デジタルでの接客やサービスに慣れていない顧客層も考慮し、導入する施策の優先順位を慎重に決めるようにしましょう。リアルとデジタルを融合させ、全体の顧客体験を向上させることが、DX成功のカギとなります。
現場の声を聞いてサービスを選ぶ
DXツールを導入する際は、店舗現場の実情を無視した選定は避けるべきです。実際に何度も店舗に足を運び、従業員とヒアリングを重ねることで、見えていなかった「本当の課題」が明らかになります。
たとえば、接客中にその場で顧客情報や在庫状況を確認できる仕組みが、現場にとって本当に必要とされていたというケースもあります。机上の論理ではなく、現場起点でのツール選定が、DXを機能させる第一歩です。
従業員のリテラシーを向上させる
どれほど高機能なツールを導入しても、現場の従業員が使いこなせなければ意味がありません。そのため、アパレル店舗では、スマホやタブレットなど、常に持ち歩けるデバイスを使ったツールの導入が有効です。

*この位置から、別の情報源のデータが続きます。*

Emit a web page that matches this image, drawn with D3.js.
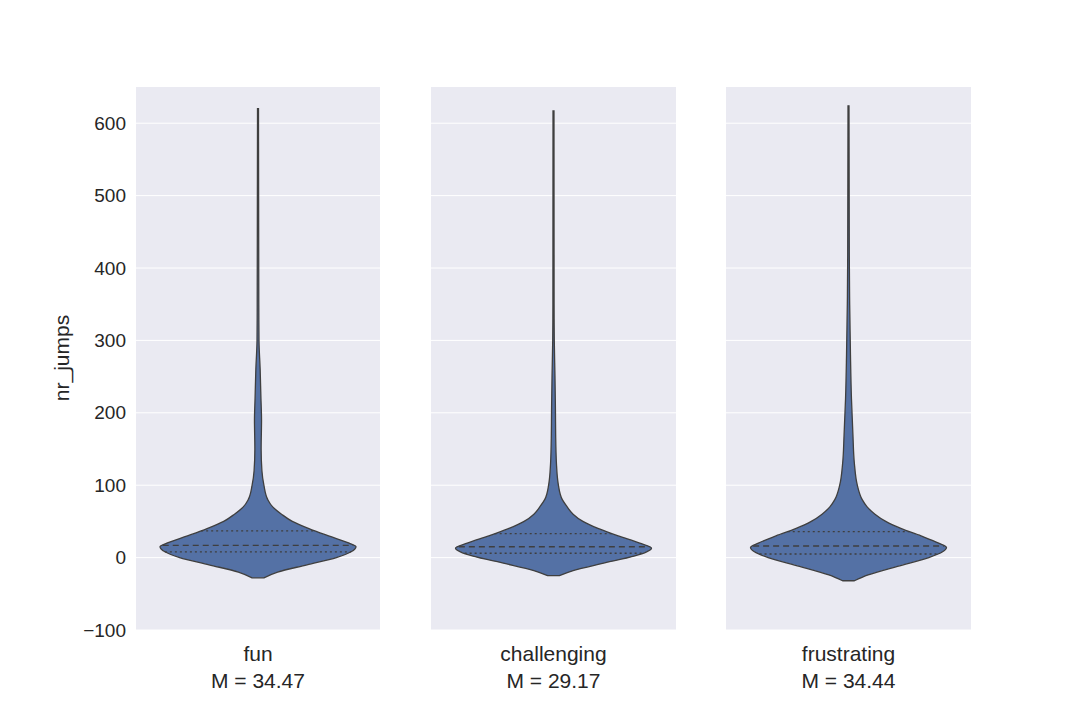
<!DOCTYPE html>
<html><head><meta charset="utf-8">
<script src="https://cdn.jsdelivr.net/npm/d3@7"></script>
<style>body{margin:0;background:#fff}</style></head>
<body><svg id="c" width="1080" height="720"></svg>
<script>
const categories = ["fun","challenging","frustrating"];
const means = ["34.47","29.17","34.44"];
const yTicks = [-100,0,100,200,300,400,500,600];
// density profiles: [value, relative half-width]
const funDensity = [[-28,0.06],[-20,0.2],[-10,0.5],[0,0.8],[8,0.95],[15,1],[20,0.93],[30,0.72],[40,0.52],[50,0.35],[60,0.24],[70,0.15],[80,0.1],[100,0.06],[120,0.04],[150,0.032],[190,0.036],[220,0.03],[260,0.022],[300,0.01],[350,0.008],[620,0.005]];
const chalDensity = [[-25,0.06],[-18,0.2],[-8,0.5],[2,0.82],[8,0.95],[13,1],[20,0.88],[30,0.66],[40,0.46],[50,0.3],[60,0.2],[70,0.14],[80,0.09],[100,0.05],[130,0.03],[170,0.022],[200,0.02],[250,0.015],[300,0.008],[350,0.006],[617,0.005]];
const frusDensity = [[-32,0.06],[-24,0.2],[-12,0.5],[0,0.82],[8,0.96],[14,1],[20,0.92],[30,0.74],[40,0.54],[50,0.38],[60,0.27],[70,0.19],[80,0.14],[100,0.09],[130,0.06],[170,0.045],[220,0.03],[280,0.02],[350,0.012],[420,0.008],[624,0.005]];
const densities = [funDensity, chalDensity, frusDensity];
const quartiles = [[8,17,37],[6,15,33],[5,16,36]];

const svg = d3.select("#c");
const y = d3.scaleLinear().domain([-100,650]).range([630,87]);
const panels = [[136,380],[431,676],[726,971]];
const maxHalf = 98;
const font = "'Liberation Sans', Arial, sans-serif";

panels.forEach((p,i)=>{
  const g = svg.append("g");
  g.append("rect").attr("x",p[0]).attr("y",87).attr("width",p[1]-p[0]).attr("height",543).attr("fill","#eaeaf2");
  yTicks.forEach(t=>{
    g.append("line").attr("x1",p[0]).attr("x2",p[1]).attr("y1",y(t)).attr("y2",y(t)).attr("stroke","#fff").attr("stroke-width",1);
  });
  const cx = (p[0]+p[1])/2;
  const w = d3.scaleLinear().domain([0,1]).range([0,maxHalf]);
  const d = densities[i];
  const area = d3.area().y(e=>y(e[0])).x0(e=>cx-w(e[1])).x1(e=>cx+w(e[1])).curve(d3.curveMonotoneY);
  g.append("path").attr("d",area(d)).attr("fill","#5471a5").attr("stroke","#3f3f3f").attr("stroke-width",1.3);
  const interp = v=>{
    for(let k=0;k<d.length-1;k++){ if(v>=d[k][0]&&v<=d[k+1][0]){const t=(v-d[k][0])/(d[k+1][0]-d[k][0]);return d[k][1]+t*(d[k+1][1]-d[k][1]);} }
    return 0;
  };
  quartiles[i].forEach((q,k)=>{
    const hw = w(interp(q));
    g.append("line").attr("x1",cx-hw).attr("x2",cx+hw).attr("y1",y(q)).attr("y2",y(q))
      .attr("stroke","#3f3f3f").attr("stroke-width",1.3).attr("stroke-dasharray",k===1?"6,4":"2,3");
  });
  g.append("text").attr("x",cx).attr("y",661).attr("text-anchor","middle").attr("font-family",font).attr("font-size",21).attr("fill","#262626").text(categories[i]);
  g.append("text").attr("x",cx).attr("y",688).attr("text-anchor","middle").attr("font-family",font).attr("font-size",21).attr("fill","#262626").text("M = "+means[i]);
});
const ax = d3.axisLeft(y).tickValues(yTicks).tickSize(0).tickPadding(10).tickFormat(t=>t<0?"\u2212"+Math.abs(t):t);
const ag = svg.append("g").attr("transform","translate(136,0)").call(ax);
ag.select(".domain").remove();
ag.selectAll("text").attr("font-family",font).attr("font-size",19).attr("fill","#262626");
svg.append("text").attr("transform","translate(69,358) rotate(-90)").attr("text-anchor","middle").attr("font-family",font).attr("font-size",21).attr("fill","#262626").text("nr_jumps");
</script></body></html>
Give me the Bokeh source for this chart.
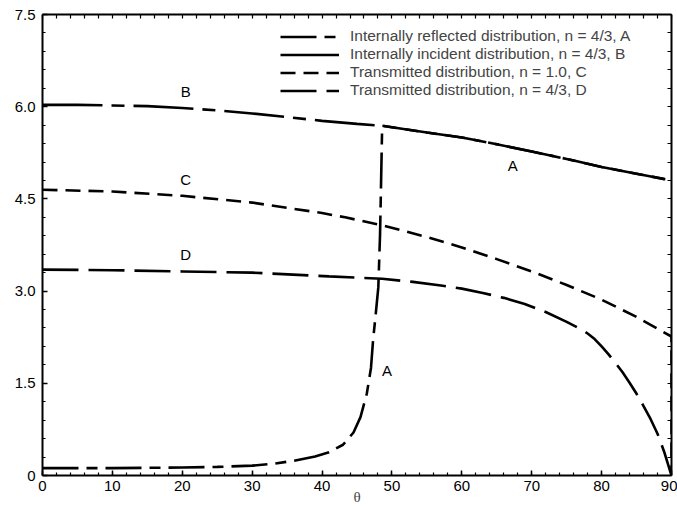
from bokeh.plotting import figure
from bokeh.models import (Range1d, FixedTicker, LinearAxis, Legend, LegendItem,
                          ColumnDataSource)
from bokeh.core.properties import value
from bokeh.embed import file_html
from bokeh.resources import INLINE

# ---- data ----
theta_B = [0, 5, 10, 15, 20, 25, 30, 35, 40, 45, 48.6, 55, 60, 65, 70, 75, 80, 85, 90]
B = [6.03, 6.03, 6.02, 6.01, 5.98, 5.94, 5.89, 5.83, 5.77, 5.72, 5.69, 5.58, 5.50,
     5.39, 5.27, 5.15, 5.02, 4.91, 4.80]

theta_A_rise = [0, 10, 20, 25, 30, 33, 36, 39, 41, 43, 44.5, 45.5, 46.4, 47, 47.3,
                47.7, 48.05, 48.3, 48.45, 48.6]
A_rise = [0.12, 0.12, 0.13, 0.14, 0.16, 0.19, 0.24, 0.31, 0.38, 0.50, 0.70, 0.95,
          1.33, 1.75, 2.20, 2.65, 3.06, 3.93, 4.80, 5.69]
critical_angle = 48.6

theta_C = [0, 10, 20, 30, 40, 43.3, 48.6, 55, 60, 65, 70, 75, 80, 85, 90, 90]
C = [4.65, 4.62, 4.55, 4.44, 4.27, 4.20, 4.07, 3.88, 3.71, 3.52, 3.32, 3.10, 2.86,
     2.58, 2.26, 0.0]

theta_D = [0, 10, 20, 30, 41, 48.6, 53, 57, 60, 63, 66, 69, 72, 75, 77, 78, 79, 80,
           81, 82, 83, 84, 85, 86, 87, 88, 89, 90]
D = [3.35, 3.34, 3.32, 3.30, 3.24, 3.20, 3.15, 3.09, 3.04, 2.97, 2.89, 2.79, 2.66,
     2.50, 2.38, 2.31, 2.22, 2.10, 1.97, 1.83, 1.68, 1.51, 1.33, 1.13, 0.92, 0.68,
     0.37, 0.0]

series_labels = ["Internally reflected distribution, n = 4/3, A",
                 "Internally incident distribution, n = 4/3, B",
                 "Transmitted distribution, n = 1.0, C",
                 "Transmitted distribution, n = 4/3, D"]

curve_label_text = ["B", "C", "D", "A", "A"]
curve_label_x = [20.5, 20.5, 20.5, 67.3, 49.3]
curve_label_y = [6.24, 4.81, 3.59, 5.04, 1.71]

x_major = [0, 10, 20, 30, 40, 50, 60, 70, 80, 90]
x_minor = list(range(0, 91, 2))
y_major = [0, 1.5, 3.0, 4.5, 6.0, 7.5]
y_major_labels = ["0", "1.5", "3.0", "4.5", "6.0", "7.5"]
y_minor = [round(0.3 * i, 2) for i in range(26)]

# A follows B beyond the critical angle (total internal reflection)
theta_A = theta_A_rise + [t for t in theta_B if t > critical_angle]
A = A_rise + [b for t, b in zip(theta_B, B) if t > critical_angle]

FONT = "Liberation Sans"

p = figure(width=677, height=509, output_backend="svg", toolbar_location=None,
           x_range=Range1d(0, 90), y_range=Range1d(0, 7.5),
           min_border_left=42, min_border_right=6, min_border_top=14,
           min_border_bottom=34, background_fill_color="white",
           border_fill_color="white")
p.grid.visible = False
p.outline_line_color = None

lw = 2.6
rA = p.line(theta_A, A, line_color="black", line_width=lw, line_dash="36 8 11 8")
rB = p.line(theta_B, B, line_color="black", line_width=lw, line_dash="60 9 13 9")
rC = p.line(theta_C, C, line_color="black", line_width=lw, line_dash="15 8")
rD = p.line(theta_D, D, line_color="black", line_width=lw, line_dash="36 10")

src = ColumnDataSource(dict(x=curve_label_x, y=curve_label_y, t=curve_label_text))
p.text(x="x", y="y", text="t", source=src, text_align="center",
       text_baseline="middle", text_font=value(FONT), text_font_size="15px",
       text_color="black")


def style_common(ax):
    ax.axis_line_width = 2
    ax.axis_line_color = "black"
    ax.major_tick_out = 0
    ax.minor_tick_out = 0
    ax.major_tick_line_width = 1.5
    ax.minor_tick_line_width = 1.2
    ax.major_tick_line_color = "black"
    ax.minor_tick_line_color = "black"


def style_labeled_axis(ax, ticks, minor):
    ax.ticker = FixedTicker(ticks=ticks, minor_ticks=minor)
    style_common(ax)
    ax.major_tick_in = 5
    ax.minor_tick_in = 3
    ax.major_label_text_font = FONT
    ax.major_label_text_font_size = "15px"
    ax.major_label_text_color = "black"
    ax.major_label_standoff = 5


def style_mirror_axis(ax, minor):
    # mirrored frame side: tick marks only, no labels
    ax.ticker = FixedTicker(ticks=[], minor_ticks=minor)
    style_common(ax)
    ax.major_tick_in = 0
    ax.minor_tick_in = 4
    ax.major_label_standoff = 0


xa = p.xaxis[0]
style_labeled_axis(xa, x_major, x_minor)
xa.axis_label = "θ"
xa.axis_label_text_font = "Liberation Serif"
xa.axis_label_text_font_style = "normal"
xa.axis_label_text_font_size = "15px"
xa.axis_label_standoff = -5

ya = p.yaxis[0]
style_labeled_axis(ya, y_major, y_minor)
ya.major_label_standoff = 7
ya.major_label_overrides = {v: s for v, s in zip(y_major, y_major_labels)}

top = LinearAxis()
style_mirror_axis(top, x_minor)
p.add_layout(top, "above")
right = LinearAxis()
style_mirror_axis(right, y_minor)
p.add_layout(right, "right")

legend = Legend(items=[LegendItem(label=series_labels[0], renderers=[rA]),
                       LegendItem(label=series_labels[1], renderers=[rB]),
                       LegendItem(label=series_labels[2], renderers=[rC]),
                       LegendItem(label=series_labels[3], renderers=[rD])],
                location=(238, 376), padding=0, margin=0, spacing=0,
                glyph_width=59, glyph_height=17, label_height=17,
                label_standoff=11, label_text_font=FONT,
                label_text_font_size="15.5px", border_line_color=None,
                background_fill_alpha=0)
p.add_layout(legend)

open("out.html", "w").write(file_html(p, INLINE))
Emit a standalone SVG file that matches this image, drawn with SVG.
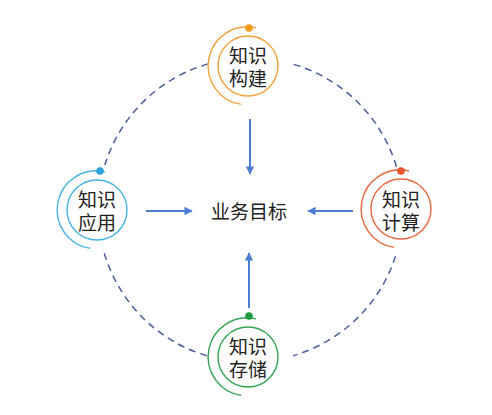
<svg xmlns="http://www.w3.org/2000/svg" width="492" height="415" viewBox="0 0 492 415">
<style>
text{font-family:"Liberation Sans","Noto Sans CJK SC",sans-serif;font-size:19px;fill:#222;text-anchor:middle}
.dash{fill:none;stroke:#4A5F9C;stroke-width:1.5;stroke-dasharray:7 5}
.arr{stroke:#4A7FD4;stroke-width:2;fill:none}
.in{fill:#fff;stroke-width:1.4}
.out{fill:none;stroke-width:1.4}
</style>
<defs>
<marker id="ah" viewBox="0 0 10 10" refX="9" refY="5" markerWidth="4.2" markerHeight="4.2" orient="auto" markerUnits="strokeWidth">
<path d="M0,0 L10,5 L0,10 z" fill="#4A7FD4"/>
</marker>
</defs>
<rect width="492" height="415" fill="#fff"/>
<g id="connectors">
<path class="dash" d="M208.1,63.9 A152,152 0 0 0 104.8,165.1"/>
<path class="dash" d="M293.7,64.4 A152,152 0 0 1 397,168.6"/>
<path class="dash" d="M104.3,253.2 A152,152 0 0 0 207.6,356"/>
<path class="dash" d="M395.5,256.2 A152,152 0 0 1 293.2,355.7"/>
<line class="arr" x1="250" y1="119" x2="250" y2="174" marker-end="url(#ah)"/>
<line class="arr" x1="249" y1="308" x2="249" y2="253" marker-end="url(#ah)"/>
<line class="arr" x1="146" y1="211" x2="192" y2="211" marker-end="url(#ah)"/>
<line class="arr" x1="353" y1="211" x2="308" y2="211" marker-end="url(#ah)"/>
</g>
<g id="node-top">
<path class="out" stroke="#F2A23A" d="M256.1,27.9 A39,39 0 1 0 241.2,104.4"/>
<circle cx="249" cy="28" r="3.8" fill="#F39A1E"/>
<circle class="in" stroke="#F2A23A" cx="248" cy="66" r="30"/>
<text x="248" y="63">知识</text>
<text x="248" y="86">构建</text>
</g>
<g id="node-right">
<path class="out" stroke="#E8683E" d="M409.1,170.9 A39,39 0 1 0 394.2,247.4"/>
<circle cx="401" cy="171" r="3.8" fill="#E8542A"/>
<circle class="in" stroke="#E8683E" cx="401" cy="209" r="30"/>
<text x="401" y="207">知识</text>
<text x="401" y="230">计算</text>
</g>
<g id="node-left">
<path class="out" stroke="#45B3E3" d="M105.1,171.9 A39,39 0 1 0 90.2,248.4"/>
<circle cx="100" cy="171" r="3.8" fill="#2AA2DC"/>
<circle class="in" stroke="#45B3E3" cx="97" cy="210" r="30"/>
<text x="97" y="207">知识</text>
<text x="97" y="230">应用</text>
</g>
<g id="node-bottom">
<path class="out" stroke="#34A353" d="M256.1,318.9 A39,39 0 1 0 241.2,395.4"/>
<circle cx="249" cy="316" r="3.8" fill="#1F9A40"/>
<circle class="in" stroke="#34A353" cx="248" cy="357" r="30"/>
<text x="248" y="354">知识</text>
<text x="248" y="377">存储</text>
</g>
<g id="node-center">
<text x="249" y="218.5">业务目标</text>
</g>
</svg>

特にiPhoneは直感的に操作できる仕様なので、日々の業務に自然に組み込め、デジタルリテラシーの向上にもつながります。まずは「現場で使われること」を意識した設計が大切です。
まとめ
アパレル業界におけるDXは、RFIDやAIのデータ分析、バーチャル試着などの技術を活用し、業務効率や顧客体験を向上させる手段として急速に浸透しています。実際に多くの企業が独自のアプローチでDXを推進しており、OMOの展開やスマートファクトリーの導入などが成果を上げています。
ただし、DX推進を成功させるには、課題の明確化や現場の意見の反映、従業員のリテラシー向上といった視点も不可欠です。単なるツール導入ではなく、「顧客接点を損なわない」「現場に寄り添う」などの工夫が求められます。